── Supplied data ──
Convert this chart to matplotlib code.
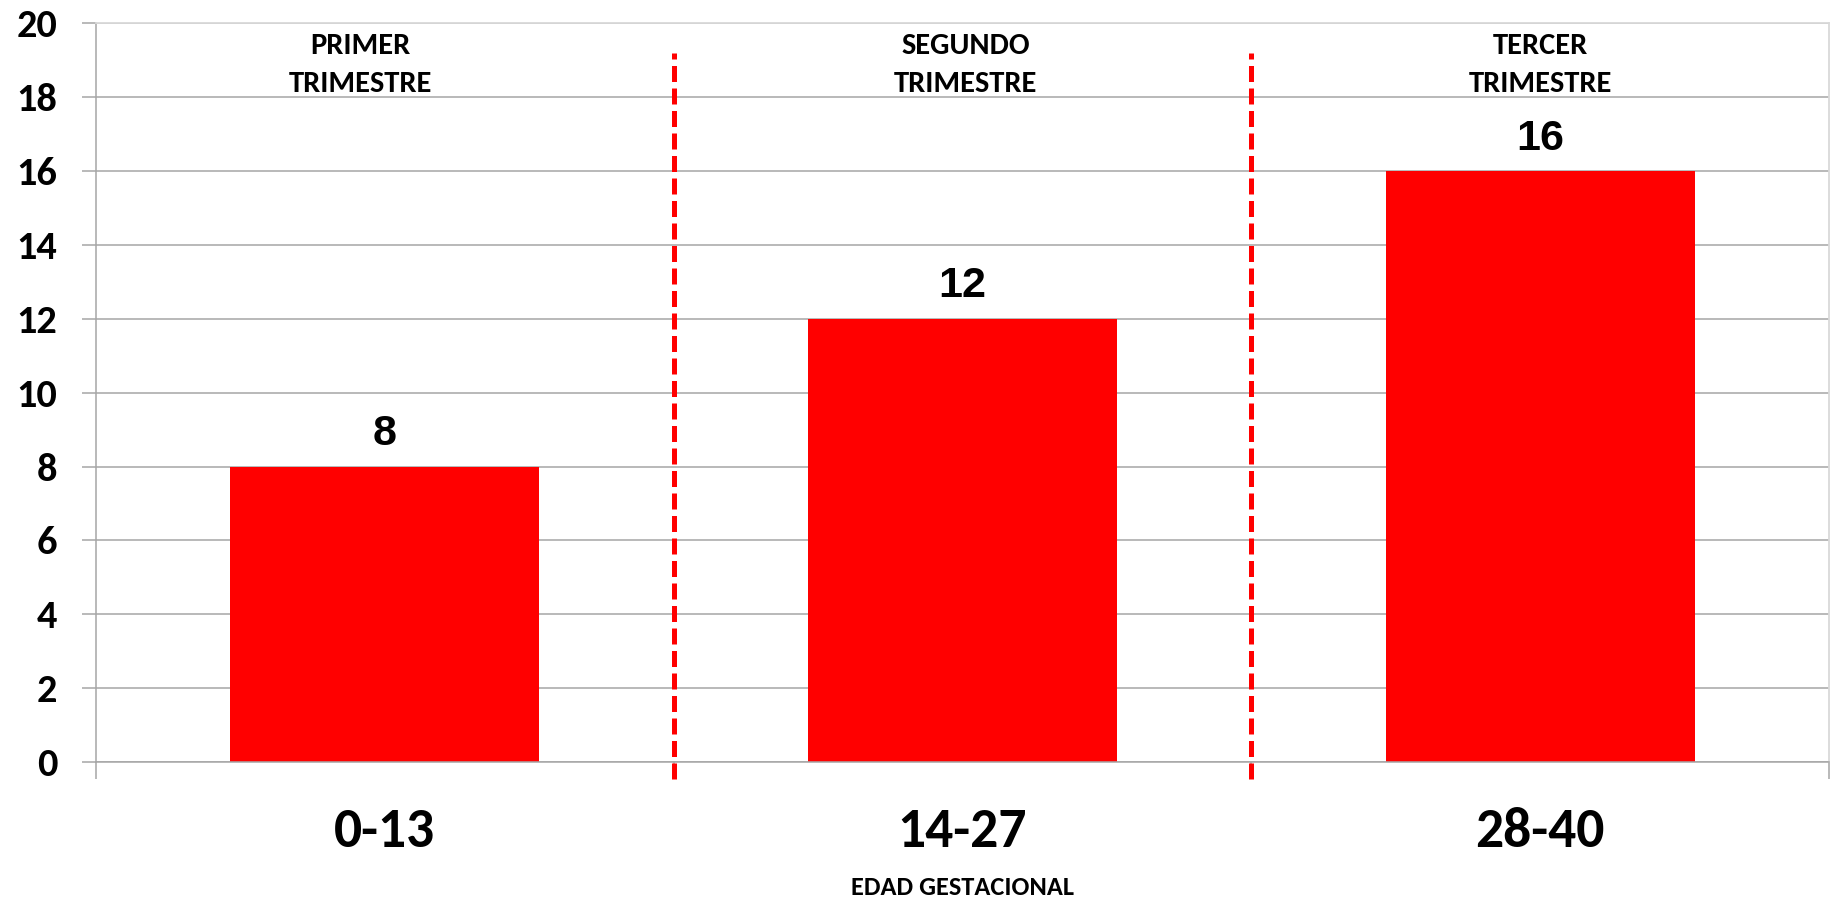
───
── Supplied data ──
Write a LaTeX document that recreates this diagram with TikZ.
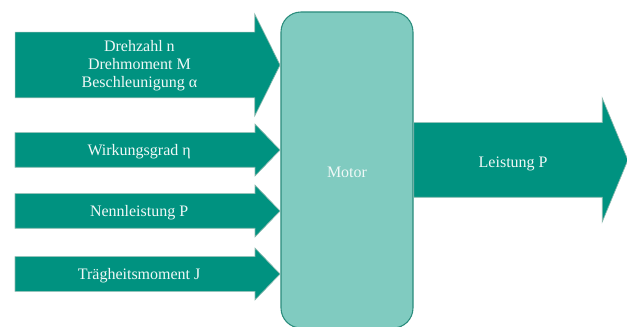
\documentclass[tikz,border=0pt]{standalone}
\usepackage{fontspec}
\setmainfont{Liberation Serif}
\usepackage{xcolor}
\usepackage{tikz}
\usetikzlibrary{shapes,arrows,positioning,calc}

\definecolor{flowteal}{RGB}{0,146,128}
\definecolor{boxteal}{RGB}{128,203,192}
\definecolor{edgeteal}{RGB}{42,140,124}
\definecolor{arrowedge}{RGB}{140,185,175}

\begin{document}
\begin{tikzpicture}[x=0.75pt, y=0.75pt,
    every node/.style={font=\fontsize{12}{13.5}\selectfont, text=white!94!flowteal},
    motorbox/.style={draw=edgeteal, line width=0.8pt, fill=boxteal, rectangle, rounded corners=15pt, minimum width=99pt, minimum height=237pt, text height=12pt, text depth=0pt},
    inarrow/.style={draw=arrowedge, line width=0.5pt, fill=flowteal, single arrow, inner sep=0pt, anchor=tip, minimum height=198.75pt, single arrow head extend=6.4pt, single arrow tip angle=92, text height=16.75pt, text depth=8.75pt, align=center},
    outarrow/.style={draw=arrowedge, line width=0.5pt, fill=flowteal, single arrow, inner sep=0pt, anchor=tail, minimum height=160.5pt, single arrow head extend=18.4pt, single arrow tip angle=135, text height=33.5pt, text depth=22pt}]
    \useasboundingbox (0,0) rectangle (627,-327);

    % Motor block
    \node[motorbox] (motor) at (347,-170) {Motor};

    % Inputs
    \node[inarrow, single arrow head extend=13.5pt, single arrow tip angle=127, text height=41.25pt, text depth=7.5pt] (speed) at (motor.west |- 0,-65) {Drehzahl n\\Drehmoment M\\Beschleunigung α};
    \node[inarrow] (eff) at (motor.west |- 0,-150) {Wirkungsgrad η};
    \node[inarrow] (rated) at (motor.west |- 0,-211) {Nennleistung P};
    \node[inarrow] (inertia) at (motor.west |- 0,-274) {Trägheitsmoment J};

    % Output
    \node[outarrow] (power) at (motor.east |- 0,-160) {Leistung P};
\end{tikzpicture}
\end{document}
───
What is needed: What is the number of lines in the records that contain "this"? Give that number only.

Written solution: 2